=== Source data ===

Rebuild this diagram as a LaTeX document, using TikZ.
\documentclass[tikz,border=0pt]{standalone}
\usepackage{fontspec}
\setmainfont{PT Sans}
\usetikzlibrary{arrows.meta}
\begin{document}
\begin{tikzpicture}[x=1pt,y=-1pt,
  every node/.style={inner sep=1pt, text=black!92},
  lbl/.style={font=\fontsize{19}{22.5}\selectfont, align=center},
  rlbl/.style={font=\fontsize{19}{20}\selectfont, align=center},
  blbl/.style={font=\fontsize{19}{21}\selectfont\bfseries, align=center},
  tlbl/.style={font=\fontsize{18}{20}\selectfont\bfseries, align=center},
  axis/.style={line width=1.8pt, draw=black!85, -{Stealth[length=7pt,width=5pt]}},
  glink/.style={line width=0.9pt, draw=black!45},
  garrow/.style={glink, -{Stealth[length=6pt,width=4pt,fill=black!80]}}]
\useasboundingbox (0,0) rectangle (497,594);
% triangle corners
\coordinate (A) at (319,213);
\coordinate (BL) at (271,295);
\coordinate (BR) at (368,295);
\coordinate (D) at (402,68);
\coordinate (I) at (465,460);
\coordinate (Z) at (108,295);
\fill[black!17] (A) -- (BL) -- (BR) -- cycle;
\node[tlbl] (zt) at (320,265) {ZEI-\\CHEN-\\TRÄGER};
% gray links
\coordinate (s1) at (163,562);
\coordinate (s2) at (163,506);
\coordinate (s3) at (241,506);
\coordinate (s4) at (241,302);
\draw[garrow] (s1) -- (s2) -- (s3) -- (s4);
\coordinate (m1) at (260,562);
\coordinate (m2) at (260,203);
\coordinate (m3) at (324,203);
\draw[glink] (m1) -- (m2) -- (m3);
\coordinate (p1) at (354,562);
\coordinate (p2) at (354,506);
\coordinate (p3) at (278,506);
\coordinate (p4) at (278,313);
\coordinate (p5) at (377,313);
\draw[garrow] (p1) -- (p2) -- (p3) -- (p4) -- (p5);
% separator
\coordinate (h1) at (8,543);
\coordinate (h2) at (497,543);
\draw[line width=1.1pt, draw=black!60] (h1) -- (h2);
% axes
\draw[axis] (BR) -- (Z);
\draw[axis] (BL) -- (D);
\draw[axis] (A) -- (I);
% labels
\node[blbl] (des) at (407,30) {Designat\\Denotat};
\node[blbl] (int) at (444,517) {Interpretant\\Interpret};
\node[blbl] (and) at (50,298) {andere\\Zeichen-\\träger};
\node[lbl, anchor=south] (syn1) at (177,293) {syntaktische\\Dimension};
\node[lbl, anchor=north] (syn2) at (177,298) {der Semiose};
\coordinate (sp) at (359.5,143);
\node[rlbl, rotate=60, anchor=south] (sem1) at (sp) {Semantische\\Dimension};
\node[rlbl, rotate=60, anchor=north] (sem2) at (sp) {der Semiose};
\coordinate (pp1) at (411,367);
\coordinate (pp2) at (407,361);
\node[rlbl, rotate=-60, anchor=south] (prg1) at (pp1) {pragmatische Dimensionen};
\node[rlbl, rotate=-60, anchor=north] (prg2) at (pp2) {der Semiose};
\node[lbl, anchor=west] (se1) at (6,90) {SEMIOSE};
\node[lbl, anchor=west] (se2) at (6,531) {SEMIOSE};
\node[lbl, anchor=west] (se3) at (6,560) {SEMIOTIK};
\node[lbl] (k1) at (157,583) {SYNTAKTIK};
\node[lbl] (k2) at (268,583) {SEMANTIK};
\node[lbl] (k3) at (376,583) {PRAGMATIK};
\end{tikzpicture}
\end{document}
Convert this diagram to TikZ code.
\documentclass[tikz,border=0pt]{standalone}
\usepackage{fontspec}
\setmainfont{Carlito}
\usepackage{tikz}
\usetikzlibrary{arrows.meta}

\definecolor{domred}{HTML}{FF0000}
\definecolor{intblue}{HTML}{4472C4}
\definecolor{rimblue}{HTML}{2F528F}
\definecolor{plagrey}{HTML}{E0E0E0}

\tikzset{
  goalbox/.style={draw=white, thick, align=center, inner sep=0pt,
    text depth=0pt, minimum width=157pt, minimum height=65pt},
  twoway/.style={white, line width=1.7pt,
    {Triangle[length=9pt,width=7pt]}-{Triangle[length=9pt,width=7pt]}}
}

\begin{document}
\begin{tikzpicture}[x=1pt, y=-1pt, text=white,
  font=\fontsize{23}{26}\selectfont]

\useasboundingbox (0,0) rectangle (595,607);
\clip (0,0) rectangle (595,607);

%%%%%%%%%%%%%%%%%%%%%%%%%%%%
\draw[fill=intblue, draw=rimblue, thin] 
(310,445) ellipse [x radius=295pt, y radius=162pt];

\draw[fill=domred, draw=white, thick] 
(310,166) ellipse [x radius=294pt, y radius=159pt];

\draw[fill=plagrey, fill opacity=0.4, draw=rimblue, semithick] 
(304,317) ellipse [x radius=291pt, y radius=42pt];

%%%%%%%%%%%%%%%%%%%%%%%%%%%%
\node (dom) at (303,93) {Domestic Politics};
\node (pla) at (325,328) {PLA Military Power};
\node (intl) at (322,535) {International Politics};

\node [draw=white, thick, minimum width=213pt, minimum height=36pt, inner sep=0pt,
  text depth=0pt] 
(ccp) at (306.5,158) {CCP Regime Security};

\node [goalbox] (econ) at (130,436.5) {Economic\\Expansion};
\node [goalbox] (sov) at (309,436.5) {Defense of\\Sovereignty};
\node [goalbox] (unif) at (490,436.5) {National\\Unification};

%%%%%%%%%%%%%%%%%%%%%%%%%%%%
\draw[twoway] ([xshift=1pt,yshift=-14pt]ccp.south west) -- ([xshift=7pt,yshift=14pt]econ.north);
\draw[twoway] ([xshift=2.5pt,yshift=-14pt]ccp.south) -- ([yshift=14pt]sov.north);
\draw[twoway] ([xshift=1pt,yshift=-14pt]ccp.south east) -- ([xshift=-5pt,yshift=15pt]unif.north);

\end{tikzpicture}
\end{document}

===
=== Source data ===

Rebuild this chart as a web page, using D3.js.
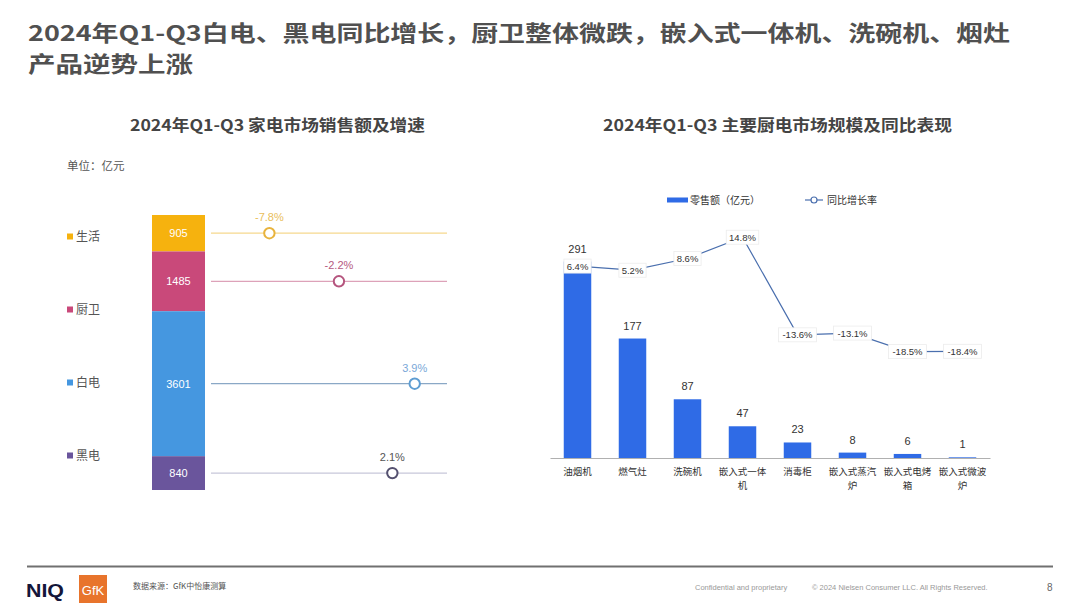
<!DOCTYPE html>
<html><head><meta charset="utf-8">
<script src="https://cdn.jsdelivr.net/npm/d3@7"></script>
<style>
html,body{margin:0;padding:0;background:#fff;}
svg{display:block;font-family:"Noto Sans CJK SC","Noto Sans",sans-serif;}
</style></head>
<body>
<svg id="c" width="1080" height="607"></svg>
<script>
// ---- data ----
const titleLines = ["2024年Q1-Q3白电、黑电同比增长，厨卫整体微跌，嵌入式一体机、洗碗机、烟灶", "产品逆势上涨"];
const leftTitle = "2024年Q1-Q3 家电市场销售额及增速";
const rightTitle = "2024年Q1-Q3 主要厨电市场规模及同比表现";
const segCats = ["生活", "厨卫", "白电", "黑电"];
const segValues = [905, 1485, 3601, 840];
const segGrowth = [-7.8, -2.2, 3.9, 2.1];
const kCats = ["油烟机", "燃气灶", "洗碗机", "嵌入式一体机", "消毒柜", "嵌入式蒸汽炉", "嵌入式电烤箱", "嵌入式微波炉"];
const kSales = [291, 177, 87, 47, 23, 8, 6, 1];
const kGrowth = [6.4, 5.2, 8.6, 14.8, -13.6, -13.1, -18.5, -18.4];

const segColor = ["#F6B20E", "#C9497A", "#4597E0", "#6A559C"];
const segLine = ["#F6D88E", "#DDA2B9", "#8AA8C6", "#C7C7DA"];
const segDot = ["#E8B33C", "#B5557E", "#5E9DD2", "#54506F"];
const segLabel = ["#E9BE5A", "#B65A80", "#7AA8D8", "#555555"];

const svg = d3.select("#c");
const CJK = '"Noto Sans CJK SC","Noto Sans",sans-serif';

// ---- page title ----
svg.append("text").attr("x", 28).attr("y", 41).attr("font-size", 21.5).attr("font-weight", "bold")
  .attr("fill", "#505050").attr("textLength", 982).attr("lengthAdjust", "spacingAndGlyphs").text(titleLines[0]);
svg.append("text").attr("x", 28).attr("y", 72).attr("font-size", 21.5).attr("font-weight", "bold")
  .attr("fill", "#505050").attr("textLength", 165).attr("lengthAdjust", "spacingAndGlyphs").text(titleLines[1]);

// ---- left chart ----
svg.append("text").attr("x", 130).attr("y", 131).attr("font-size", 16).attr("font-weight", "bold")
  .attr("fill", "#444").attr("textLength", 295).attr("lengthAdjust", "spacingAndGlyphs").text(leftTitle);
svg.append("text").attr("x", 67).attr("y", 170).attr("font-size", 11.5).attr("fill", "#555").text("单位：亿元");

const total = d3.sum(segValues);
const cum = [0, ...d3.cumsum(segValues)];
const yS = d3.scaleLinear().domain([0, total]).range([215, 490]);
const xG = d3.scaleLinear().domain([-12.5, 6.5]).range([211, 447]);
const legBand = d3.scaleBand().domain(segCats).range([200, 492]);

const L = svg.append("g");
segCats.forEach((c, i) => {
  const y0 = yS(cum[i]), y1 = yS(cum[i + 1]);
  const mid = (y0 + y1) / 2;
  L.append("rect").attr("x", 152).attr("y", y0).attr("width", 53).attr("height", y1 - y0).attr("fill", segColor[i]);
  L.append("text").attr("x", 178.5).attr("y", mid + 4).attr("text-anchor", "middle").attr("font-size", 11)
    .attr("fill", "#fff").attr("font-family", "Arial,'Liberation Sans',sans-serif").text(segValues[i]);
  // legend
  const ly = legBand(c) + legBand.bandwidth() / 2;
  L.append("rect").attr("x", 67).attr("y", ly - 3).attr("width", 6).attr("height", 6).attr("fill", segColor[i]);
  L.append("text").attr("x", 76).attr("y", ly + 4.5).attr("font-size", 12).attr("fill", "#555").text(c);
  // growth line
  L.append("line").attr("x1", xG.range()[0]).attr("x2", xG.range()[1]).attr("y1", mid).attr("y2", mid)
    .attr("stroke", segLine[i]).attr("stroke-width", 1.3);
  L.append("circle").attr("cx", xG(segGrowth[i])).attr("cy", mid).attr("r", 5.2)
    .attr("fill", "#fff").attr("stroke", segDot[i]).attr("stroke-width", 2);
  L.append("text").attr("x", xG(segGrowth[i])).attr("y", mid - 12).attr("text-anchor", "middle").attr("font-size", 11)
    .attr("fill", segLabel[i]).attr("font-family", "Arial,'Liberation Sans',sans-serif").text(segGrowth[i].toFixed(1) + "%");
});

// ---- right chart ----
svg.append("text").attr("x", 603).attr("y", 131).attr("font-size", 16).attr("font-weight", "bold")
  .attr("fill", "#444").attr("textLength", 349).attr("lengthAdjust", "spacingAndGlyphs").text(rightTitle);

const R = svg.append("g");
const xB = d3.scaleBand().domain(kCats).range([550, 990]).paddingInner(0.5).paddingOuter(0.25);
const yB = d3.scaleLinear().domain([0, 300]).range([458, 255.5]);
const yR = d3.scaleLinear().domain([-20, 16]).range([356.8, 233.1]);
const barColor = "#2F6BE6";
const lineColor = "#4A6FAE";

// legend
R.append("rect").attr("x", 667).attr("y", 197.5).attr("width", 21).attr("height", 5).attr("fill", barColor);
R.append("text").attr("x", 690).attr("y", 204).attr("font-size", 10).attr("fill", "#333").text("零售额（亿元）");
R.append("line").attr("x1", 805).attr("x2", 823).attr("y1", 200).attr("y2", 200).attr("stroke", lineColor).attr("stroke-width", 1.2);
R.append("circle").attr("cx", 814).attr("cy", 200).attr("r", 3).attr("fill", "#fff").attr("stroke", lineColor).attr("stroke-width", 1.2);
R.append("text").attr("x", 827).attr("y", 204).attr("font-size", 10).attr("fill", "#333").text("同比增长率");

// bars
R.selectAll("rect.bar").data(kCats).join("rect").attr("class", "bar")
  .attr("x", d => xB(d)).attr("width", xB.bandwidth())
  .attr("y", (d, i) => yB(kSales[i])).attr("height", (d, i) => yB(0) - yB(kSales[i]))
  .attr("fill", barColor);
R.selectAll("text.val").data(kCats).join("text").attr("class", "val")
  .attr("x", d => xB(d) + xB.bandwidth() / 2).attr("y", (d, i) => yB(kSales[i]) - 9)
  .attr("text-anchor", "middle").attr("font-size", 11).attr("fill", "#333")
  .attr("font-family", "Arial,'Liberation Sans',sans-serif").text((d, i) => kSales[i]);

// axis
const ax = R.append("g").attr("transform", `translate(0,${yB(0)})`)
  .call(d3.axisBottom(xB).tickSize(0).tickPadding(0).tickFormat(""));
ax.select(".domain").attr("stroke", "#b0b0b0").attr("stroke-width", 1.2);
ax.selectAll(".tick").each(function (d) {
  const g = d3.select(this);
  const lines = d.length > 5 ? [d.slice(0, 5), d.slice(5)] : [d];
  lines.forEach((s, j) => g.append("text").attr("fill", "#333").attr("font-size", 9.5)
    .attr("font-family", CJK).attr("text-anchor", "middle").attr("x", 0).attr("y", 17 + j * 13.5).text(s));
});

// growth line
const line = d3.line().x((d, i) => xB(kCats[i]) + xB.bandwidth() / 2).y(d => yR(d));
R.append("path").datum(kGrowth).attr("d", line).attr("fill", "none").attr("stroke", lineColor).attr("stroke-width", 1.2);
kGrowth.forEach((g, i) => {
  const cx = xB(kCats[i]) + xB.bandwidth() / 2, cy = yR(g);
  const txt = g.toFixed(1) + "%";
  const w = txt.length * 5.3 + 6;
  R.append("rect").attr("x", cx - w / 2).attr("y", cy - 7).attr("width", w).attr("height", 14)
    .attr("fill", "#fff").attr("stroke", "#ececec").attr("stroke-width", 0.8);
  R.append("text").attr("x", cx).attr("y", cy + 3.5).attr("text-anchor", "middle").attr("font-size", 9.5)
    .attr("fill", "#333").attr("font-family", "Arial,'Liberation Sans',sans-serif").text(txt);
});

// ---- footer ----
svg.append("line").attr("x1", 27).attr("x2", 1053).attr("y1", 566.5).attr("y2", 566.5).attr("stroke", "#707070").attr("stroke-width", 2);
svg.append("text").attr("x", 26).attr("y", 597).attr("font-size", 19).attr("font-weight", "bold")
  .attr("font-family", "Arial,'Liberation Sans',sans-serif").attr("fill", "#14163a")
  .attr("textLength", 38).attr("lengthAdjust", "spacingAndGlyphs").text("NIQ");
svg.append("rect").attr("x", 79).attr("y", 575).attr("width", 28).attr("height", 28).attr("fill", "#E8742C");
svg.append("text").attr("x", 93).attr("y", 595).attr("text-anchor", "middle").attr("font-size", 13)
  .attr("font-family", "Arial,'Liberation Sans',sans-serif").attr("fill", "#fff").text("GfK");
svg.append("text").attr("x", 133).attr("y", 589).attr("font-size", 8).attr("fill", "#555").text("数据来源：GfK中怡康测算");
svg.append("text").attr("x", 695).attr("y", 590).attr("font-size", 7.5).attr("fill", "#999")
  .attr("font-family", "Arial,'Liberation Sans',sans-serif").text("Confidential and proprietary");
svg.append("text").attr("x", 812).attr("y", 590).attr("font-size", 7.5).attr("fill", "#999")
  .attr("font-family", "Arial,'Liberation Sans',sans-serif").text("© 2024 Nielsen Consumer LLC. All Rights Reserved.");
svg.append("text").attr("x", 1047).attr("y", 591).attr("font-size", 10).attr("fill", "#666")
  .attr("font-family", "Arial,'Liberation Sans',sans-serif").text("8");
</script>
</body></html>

===

Print everything from the line with "Rebuild this chart" down to the line with "-13.1, -18.5, -18.4];", both included, exactly as written and without the pictures.

[Solution to this problem]
Rebuild this chart as a web page, using D3.js.
<!DOCTYPE html>
<html><head><meta charset="utf-8">
<script src="https://cdn.jsdelivr.net/npm/d3@7"></script>
<style>
html,body{margin:0;padding:0;background:#fff;}
svg{display:block;font-family:"Noto Sans CJK SC","Noto Sans",sans-serif;}
</style></head>
<body>
<svg id="c" width="1080" height="607"></svg>
<script>
// ---- data ----
const titleLines = ["2024年Q1-Q3白电、黑电同比增长，厨卫整体微跌，嵌入式一体机、洗碗机、烟灶", "产品逆势上涨"];
const leftTitle = "2024年Q1-Q3 家电市场销售额及增速";
const rightTitle = "2024年Q1-Q3 主要厨电市场规模及同比表现";
const segCats = ["生活", "厨卫", "白电", "黑电"];
const segValues = [905, 1485, 3601, 840];
const segGrowth = [-7.8, -2.2, 3.9, 2.1];
const kCats = ["油烟机", "燃气灶", "洗碗机", "嵌入式一体机", "消毒柜", "嵌入式蒸汽炉", "嵌入式电烤箱", "嵌入式微波炉"];
const kSales = [291, 177, 87, 47, 23, 8, 6, 1];
const kGrowth = [6.4, 5.2, 8.6, 14.8, -13.6, -13.1, -18.5, -18.4];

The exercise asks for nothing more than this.